*WORK TO COMPLETE*: Exactly and only the lines from the first entry through the line with "import plotly.graph_objects as go" should be copied, both ends included, with no pictures.

+++

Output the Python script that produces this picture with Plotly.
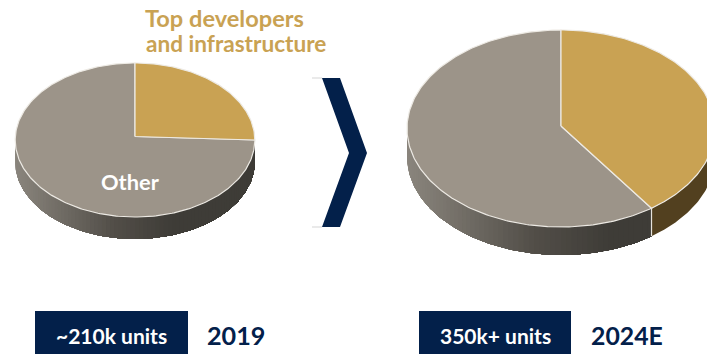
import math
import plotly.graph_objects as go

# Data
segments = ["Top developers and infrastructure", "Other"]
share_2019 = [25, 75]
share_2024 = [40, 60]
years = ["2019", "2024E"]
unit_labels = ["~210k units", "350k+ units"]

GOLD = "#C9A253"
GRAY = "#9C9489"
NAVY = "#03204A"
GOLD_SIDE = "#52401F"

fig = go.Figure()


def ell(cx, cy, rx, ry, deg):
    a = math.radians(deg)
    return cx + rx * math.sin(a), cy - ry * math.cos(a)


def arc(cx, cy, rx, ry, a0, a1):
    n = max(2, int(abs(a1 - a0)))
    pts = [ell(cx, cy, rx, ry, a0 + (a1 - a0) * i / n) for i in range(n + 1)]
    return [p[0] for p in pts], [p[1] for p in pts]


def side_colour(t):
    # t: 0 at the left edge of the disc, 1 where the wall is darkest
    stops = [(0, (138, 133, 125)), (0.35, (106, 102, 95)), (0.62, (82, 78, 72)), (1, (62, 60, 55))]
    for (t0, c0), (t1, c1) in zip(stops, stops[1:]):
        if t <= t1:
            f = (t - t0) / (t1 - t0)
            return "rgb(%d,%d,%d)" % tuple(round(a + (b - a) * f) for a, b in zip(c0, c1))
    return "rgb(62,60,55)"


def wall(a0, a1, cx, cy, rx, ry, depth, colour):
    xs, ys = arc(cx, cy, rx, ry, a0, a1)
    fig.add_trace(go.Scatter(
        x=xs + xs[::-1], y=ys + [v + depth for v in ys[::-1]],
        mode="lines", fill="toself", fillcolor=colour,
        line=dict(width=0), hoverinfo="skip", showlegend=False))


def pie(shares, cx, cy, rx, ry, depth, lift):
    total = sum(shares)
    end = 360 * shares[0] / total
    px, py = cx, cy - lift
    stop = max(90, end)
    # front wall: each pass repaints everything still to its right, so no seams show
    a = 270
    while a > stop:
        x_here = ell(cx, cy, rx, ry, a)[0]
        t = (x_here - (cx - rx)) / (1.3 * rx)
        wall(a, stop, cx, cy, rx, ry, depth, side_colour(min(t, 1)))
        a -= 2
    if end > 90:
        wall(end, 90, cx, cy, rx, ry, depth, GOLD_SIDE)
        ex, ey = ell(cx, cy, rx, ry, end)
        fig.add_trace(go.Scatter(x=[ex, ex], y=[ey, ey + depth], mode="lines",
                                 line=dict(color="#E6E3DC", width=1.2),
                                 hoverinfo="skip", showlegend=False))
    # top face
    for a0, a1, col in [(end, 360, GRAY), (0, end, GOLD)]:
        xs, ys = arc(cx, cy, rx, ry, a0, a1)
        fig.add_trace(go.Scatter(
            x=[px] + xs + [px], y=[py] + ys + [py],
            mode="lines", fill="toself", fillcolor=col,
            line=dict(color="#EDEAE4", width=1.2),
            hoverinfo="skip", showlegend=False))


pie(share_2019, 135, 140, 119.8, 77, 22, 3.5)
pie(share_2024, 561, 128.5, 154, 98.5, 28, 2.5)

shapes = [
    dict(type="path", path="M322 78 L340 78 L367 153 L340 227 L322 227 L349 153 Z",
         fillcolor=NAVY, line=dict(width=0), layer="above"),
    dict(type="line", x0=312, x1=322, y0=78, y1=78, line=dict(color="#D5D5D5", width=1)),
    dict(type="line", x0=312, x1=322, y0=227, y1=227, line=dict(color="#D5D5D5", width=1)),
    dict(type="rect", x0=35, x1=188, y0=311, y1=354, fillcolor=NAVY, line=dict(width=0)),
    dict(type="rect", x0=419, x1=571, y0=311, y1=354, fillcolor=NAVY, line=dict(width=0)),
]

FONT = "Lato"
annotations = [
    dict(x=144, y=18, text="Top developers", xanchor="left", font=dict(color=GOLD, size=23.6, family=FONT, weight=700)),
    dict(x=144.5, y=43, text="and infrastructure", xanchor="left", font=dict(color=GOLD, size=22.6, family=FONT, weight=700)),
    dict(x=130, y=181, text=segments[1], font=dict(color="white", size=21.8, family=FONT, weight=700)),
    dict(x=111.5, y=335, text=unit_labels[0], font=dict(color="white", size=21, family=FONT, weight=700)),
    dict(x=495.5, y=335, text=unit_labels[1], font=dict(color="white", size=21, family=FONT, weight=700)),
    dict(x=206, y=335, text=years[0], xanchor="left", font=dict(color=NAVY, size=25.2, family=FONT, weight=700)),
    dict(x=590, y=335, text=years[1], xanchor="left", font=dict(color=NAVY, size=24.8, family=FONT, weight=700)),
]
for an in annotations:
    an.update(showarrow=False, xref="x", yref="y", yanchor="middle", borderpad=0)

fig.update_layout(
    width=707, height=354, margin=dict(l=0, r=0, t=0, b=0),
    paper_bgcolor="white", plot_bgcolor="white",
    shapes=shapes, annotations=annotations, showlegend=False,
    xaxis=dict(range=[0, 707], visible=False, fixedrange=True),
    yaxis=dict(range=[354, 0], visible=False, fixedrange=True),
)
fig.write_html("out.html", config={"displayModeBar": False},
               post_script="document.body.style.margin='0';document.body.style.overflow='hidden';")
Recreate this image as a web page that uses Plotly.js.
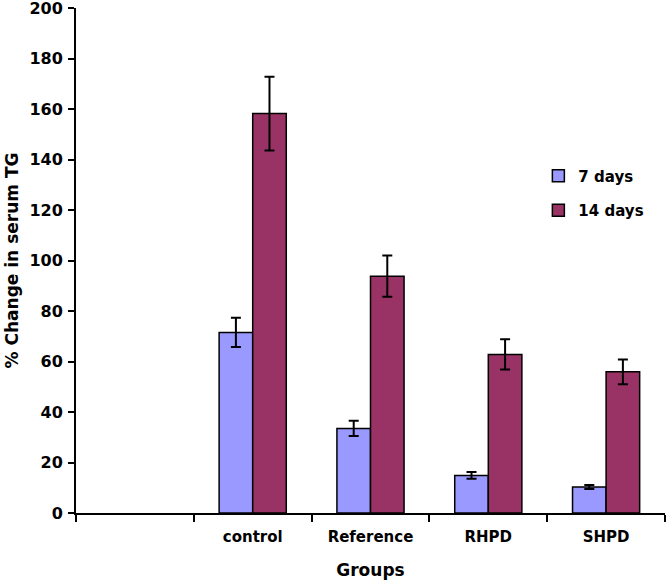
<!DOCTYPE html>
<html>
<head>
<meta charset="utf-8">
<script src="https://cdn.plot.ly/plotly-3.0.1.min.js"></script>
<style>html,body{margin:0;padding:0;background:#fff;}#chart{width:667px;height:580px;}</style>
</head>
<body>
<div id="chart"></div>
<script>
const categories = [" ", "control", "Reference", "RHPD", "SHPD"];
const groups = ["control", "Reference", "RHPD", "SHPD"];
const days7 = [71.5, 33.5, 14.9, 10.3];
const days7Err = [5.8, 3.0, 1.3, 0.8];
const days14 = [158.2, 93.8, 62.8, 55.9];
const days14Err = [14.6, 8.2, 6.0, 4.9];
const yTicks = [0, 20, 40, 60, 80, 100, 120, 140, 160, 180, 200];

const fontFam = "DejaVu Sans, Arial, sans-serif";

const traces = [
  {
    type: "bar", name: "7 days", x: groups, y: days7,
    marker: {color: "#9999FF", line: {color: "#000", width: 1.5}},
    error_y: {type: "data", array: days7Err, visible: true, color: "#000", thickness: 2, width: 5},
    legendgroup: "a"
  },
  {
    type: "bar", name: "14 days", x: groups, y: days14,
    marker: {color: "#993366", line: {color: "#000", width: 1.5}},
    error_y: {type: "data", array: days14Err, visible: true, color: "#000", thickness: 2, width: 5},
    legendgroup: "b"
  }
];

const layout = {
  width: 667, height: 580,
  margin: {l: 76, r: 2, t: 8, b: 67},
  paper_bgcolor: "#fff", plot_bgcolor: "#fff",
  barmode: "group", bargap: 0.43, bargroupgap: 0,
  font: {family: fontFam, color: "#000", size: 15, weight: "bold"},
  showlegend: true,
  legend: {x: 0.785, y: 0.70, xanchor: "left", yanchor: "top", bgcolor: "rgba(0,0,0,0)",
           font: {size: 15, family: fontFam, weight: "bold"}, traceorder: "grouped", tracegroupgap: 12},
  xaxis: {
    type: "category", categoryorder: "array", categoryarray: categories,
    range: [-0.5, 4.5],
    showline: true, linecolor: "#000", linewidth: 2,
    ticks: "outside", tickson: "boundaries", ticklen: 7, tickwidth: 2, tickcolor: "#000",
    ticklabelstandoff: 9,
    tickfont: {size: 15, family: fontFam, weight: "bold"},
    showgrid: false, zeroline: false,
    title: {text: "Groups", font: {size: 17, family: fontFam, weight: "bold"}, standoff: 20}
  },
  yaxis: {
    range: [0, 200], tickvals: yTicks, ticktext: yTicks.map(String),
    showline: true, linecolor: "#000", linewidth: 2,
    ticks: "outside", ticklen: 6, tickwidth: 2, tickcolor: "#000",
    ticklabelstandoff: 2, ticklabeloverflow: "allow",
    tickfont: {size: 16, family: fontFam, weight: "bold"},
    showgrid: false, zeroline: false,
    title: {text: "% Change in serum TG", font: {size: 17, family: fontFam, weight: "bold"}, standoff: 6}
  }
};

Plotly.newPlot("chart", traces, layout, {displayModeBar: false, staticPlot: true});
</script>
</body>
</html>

+++

*REPLY*:
Output the Python script that produces this picture with Plotly.
import math
import plotly.graph_objects as go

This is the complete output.